Sunday, September 17, 2006

Recycled water for electricity production

The vast majority of electricity produced in Australia is generated by burning coal. This process uses large volumes of water, much of which is converted to steam (and subsequently lost to the atmosphere). For example, Delta Electricity in NSW report the use of around 1 Megalitre of water for each gigawatt-hour of electricity produced. Given the large volumes of water required in a single location, power production seems like an ideal use for recycled water.

In fact, Australia is a world pioneer of using recycled water for power stations. Pacific Power’s Eraring Power Station supplies around 25 % of the electricity requirements to NSW and has been using recycled water for a decade now.

Eraring Station is located in the Hunter Valley close to the Dora Creek Sewage Treatment Plant. In the mid 1990s a 15-year agreement was signed to enable Eraring to access more than five megalitres of effluent from Dora Creek STP each day. This water is transferred directly to a water reclamation plant at the station where it undergoes further treatment by microfiltration and reverse osmosis.

Access to recycled water provides a sure source for Eraring Power Station. Furthermore, it helps protect the sensitive aquatic environment of Lake Macquarie, which would otherwise be further impacted by treated effluent.

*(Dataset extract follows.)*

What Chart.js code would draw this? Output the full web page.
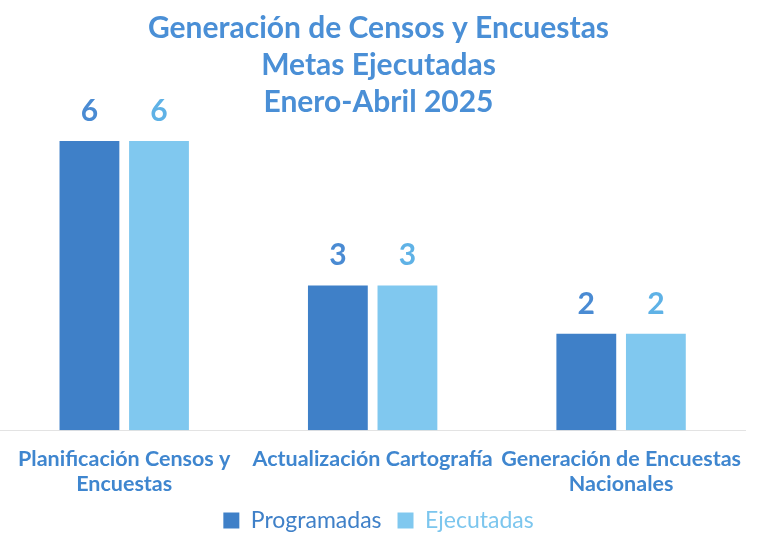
<!DOCTYPE html>
<html>
<head>
<meta charset="utf-8">
<script src="https://cdn.jsdelivr.net/npm/chart.js@4.4.1/dist/chart.umd.min.js"></script>
<style>
html,body{margin:0;padding:0;background:#fff;}
#wrap{width:757px;height:534px;position:relative;}
</style>
</head>
<body>
<div id="wrap"><canvas id="c" width="757" height="534"></canvas></div>
<script>
const titleLines = ['Generación de Censos y Encuestas', 'Metas Ejecutadas', 'Enero-Abril 2025'];
const categories = [['Planificación Censos y', 'Encuestas'], 'Actualización Cartografía', ['Generación de Encuestas', 'Nacionales']];
const seriesNames = ['Programadas', 'Ejecutadas'];
const programadas = [6, 3, 2];
const ejecutadas = [6, 3, 2];

const colors = ['#3f80c8', '#80c8ef'];
const labelColors = ['#4a8bd3', '#5fb2e6'];
const FONT = 'Lato, "Open Sans", sans-serif';

const valueLabels = {
  id: 'valueLabels',
  afterDatasetsDraw(chart) {
    const ctx = chart.ctx;
    ctx.save();
    ctx.font = 'bold 30px ' + FONT;
    ctx.textAlign = 'center';
    ctx.textBaseline = 'middle';
    chart.data.datasets.forEach((ds, i) => {
      const meta = chart.getDatasetMeta(i);
      meta.data.forEach((el, j) => {
        ctx.fillStyle = labelColors[i];
        ctx.fillText(String(ds.data[j]), el.x, el.y - 30);
      });
    });
    ctx.restore();
  }
};

new Chart(document.getElementById('c'), {
  type: 'bar',
  data: {
    labels: categories,
    datasets: [
      { label: seriesNames[0], data: programadas, backgroundColor: colors[0], categoryPercentage: 0.56, barPercentage: 0.86 },
      { label: seriesNames[1], data: ejecutadas, backgroundColor: colors[1], categoryPercentage: 0.56, barPercentage: 0.86 }
    ]
  },
  options: {
    responsive: false,
    animation: false,
    layout: { padding: { left: 0, right: 0, top: 0, bottom: -8 } },
    plugins: {
      title: {
        display: true,
        text: titleLines,
        color: '#4a8fd6',
        font: { family: FONT, size: 30, weight: 'bold', lineHeight: 1.233 },
        padding: { top: 10, bottom: 20 }
      },
      legend: {
        position: 'bottom',
        labels: {
          font: { family: FONT, size: 23 },
          boxWidth: 16,
          boxHeight: 16,
          padding: 16,
          generateLabels(chart) {
            return chart.data.datasets.map((ds, i) => ({
              text: ds.label,
              fillStyle: colors[i],
              strokeStyle: colors[i],
              lineWidth: 0,
              fontColor: i === 0 ? '#3f80c8' : '#7cc6ee',
              datasetIndex: i,
              hidden: false
            }));
          }
        }
      },
      tooltip: { enabled: false }
    },
    scales: {
      x: {
        grid: { display: false, drawTicks: false },
        border: { display: true, color: '#e3e3e3', width: 1 },
        ticks: {
          color: '#3f86cf',
          font: { family: FONT, size: 21.5, weight: 'bold', lineHeight: 1.18 },
          padding: 16,
          maxRotation: 0,
          autoSkip: false
        },
        afterFit(scale) { scale.height -= 20; }
      },
      y: {
        display: false,
        min: 0,
        max: 6
      }
    }
  },
  plugins: [valueLabels]
});
</script>
</body>
</html>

In the last couple of years, Western Australia, Queensland and now Victoria have identified similar opportunities. In these cases, the primary motivation has been to free-up potable water supplies, which are currently used for power production.

Recycled water efforts around Perth have largely focused on an industrial precinct called Kwinana, about 40 km south of Perth. At Kwinana, a centralised water recycling plant supplies 17 megalitres per day to a diverse range of industries, including power production by Western Power.

Shortly before the recent Queensland state election, Premier Beattie announced plans to build a pipeline from Luggage Point sewage treatment plant to Tarong and Swanbank power stations, which are major suppliers of electricity to Brisbane.

In just the last few weeks, Victorian Government plans have been revealed to allocate large volumes of recycled water from Melbourne for use by power plants in the Latrobe Valley, 100 kilometers west. This plan would add more than 20 per cent to Melbourne’s total water supply, significantly increasing security during extended dry periods. It would be a massive water recycling scheme and is estimated to come at a cost of $1-2 billion dollars.

In addition to potable water savings, the Victorian Government plan has plenty of potential environmental benefits to recommend it. Importantly, it would drastically reduce water discharged by ocean outfall at Gunnamatta, southeast of Melbourne. Furthermore, the reduction of freshwater use by the Latrobe Valley power stations would significantly boost flows in the Gippsland rivers (and subsequently add to drinking water supplies for Melbourne).

The primary opposition to the proposal, appears to have been expressed by Victorian National Party leader, Peter Ryan who was quoted this week as saying "The Nationals' view is that Melbourne already receives enough of Gippsland's fresh water and has to learn to live within its water means".

What do you reckon?

2 comments:

Damien Townend said...

Sounds fine in general, but how does the water recycling industry feel about further supporting (subsidising?) the consolidation of fossil-fuel burning power production throughout Australia??

Stuart Khan said...

G’day Damien,

I think this is a fair point...in order to be truly sustainable, water recycling needs to be associated with sustainable industries. Nonetheless, I think we have to be realistic and identify the immediate opportunities for improved water management in Australia. If electricity supply changes significantly in the future we will simply need to meet the challenge and keep up. We will need to develop technologies and strategies that are widely applicable and adaptable.